Coca to be Traded Freely in the US?

Yesterday I learned that Condi was in Columbia spruiking a Free Trade Deal between Yanqui Agribusiness and the Columbian Government Dictatorship. WTF I thought. Why would the US, the largest market for the the biggest cash export from Columbia want to do a deal with them. I didn't know that there were any duties on cocaine?

Seems it is the same old thing. America developing agreements with countries to benefit their agribusiness sector and for the good old boys who run things in Columbia to get richer.

Foreign investor rights--a typical pro-corporate, so-called "free trade," measure--would tighten the grip that large corporations have on the country's natural resources and launch a large-scale plundering of those resources such as timber and minerals. Without a government willing to nationalize such resources or, at the very least, make sure that the benefits of the commercial exploitation are widely spread, you can be sure that huge riches will flow to a handful of people, while most of the population is left with pennies.


Well who would have thought.

The plans would seem to encourage poorer farmers to grow coca rather than to get into other crops.

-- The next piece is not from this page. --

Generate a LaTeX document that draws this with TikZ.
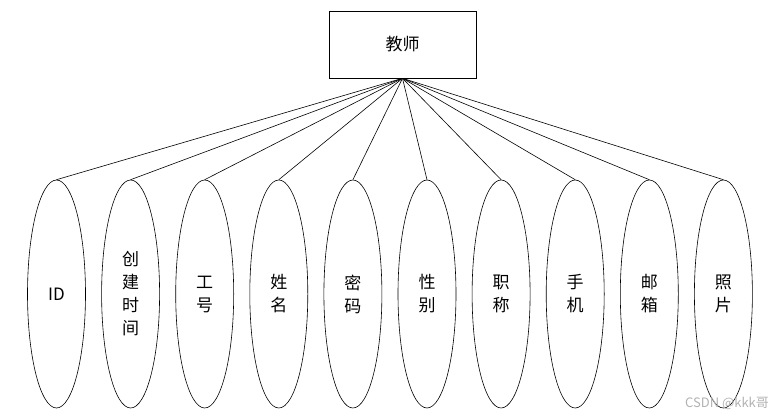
\documentclass[tikz,border=0pt]{standalone}
\usepackage{fontspec}
\setmainfont{Noto Sans CJK SC}
\usepackage{tikz}
\usetikzlibrary{positioning,shapes.geometric}
\tikzset{
  entity/.style ={draw=black,line width=0.6pt,minimum width=147pt,minimum height=67pt,
                  inner sep=0pt,font=\fontsize{17}{23}\selectfont},
  attr/.style   ={ellipse,draw=black,line width=0.6pt,minimum width=58pt,minimum height=228pt,
                  inner sep=0pt,align=center,font=\fontsize{17}{23}\selectfont},
  link/.style   ={line width=0.6pt,draw=black},
  wmark/.style  ={font=\fontsize{13}{15}\selectfont,text=black!30}
}
\begin{document}
\begin{tikzpicture}[x=1pt,y=1pt,node distance=15.5pt]
    \useasboundingbox (0,0) rectangle (781,418);
    \node[entity] (teacher) at (402.5,373.5) {教师};
    % attributes, left to right
    \node[attr] (id) at (56.5,124) {ID};
    \node[attr,right=of id] (ctime) {创\\建\\时\\间};
    \node[attr,right=of ctime] (num) {工\\号};
    \node[attr,right=of num] (name) {姓\\名};
    \node[attr,right=of name] (pwd) {密\\码};
    \node[attr,right=of pwd] (sex) {性\\别};
    \node[attr,right=of sex] (title) {职\\称};
    \node[attr,right=of title] (phone) {手\\机};
    \node[attr,right=of phone] (mail) {邮\\箱};
    \node[attr,right=of mail] (photo) {照\\片};
    \draw[link] (teacher.south) -- (id.north);
    \draw[link] (teacher.south) -- (ctime.north);
    \draw[link] (teacher.south) -- (num.north);
    \draw[link] (teacher.south) -- (name.north);
    \draw[link] (teacher.south) -- (pwd.north);
    \draw[link] (teacher.south) -- (sex.north);
    \draw[link] (teacher.south) -- (title.north);
    \draw[link] (teacher.south) -- (phone.north);
    \draw[link] (teacher.south) -- (mail.north);
    \draw[link] (teacher.south) -- (photo.north);
    \node[wmark] (wm) at (727,15) {CSDN @kkk哥};
  \end{tikzpicture}
\end{document}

The FTA's grant of duty-free U.S. access for flowers and certain other commercial-scale agri-export crops will certainly put pressure on Colombia to expand agribusiness plantations for such exports. These plantations have been a disaster for the regular farmer. Indeed, under pressure in the 1990s from international lending organizations, Colombia implemented a program of "economic openness," which unleashed a tide of traditional cereals, rice and oats pouring into the country. As a result, 1.1 million hectares of cultivated land were lost. Arenas says that 300,000 farmers, then, turned to cultivating coca. "So, now, with FTA, they want to lower every tariff to zero which will devastate every farmer and make them grow coca,

So much of Americas foreign policy seems to be counter intuitive. What drugs were they on when this was all pulled together?

2 comments:

Chervil said...
This comment has been removed by the author.
Chervil said...

"So much of Americas foreign policy seems to be counter intuitive." - How right you are. I find it just as surprising as you do that there seems to be so little consideration of the consequences.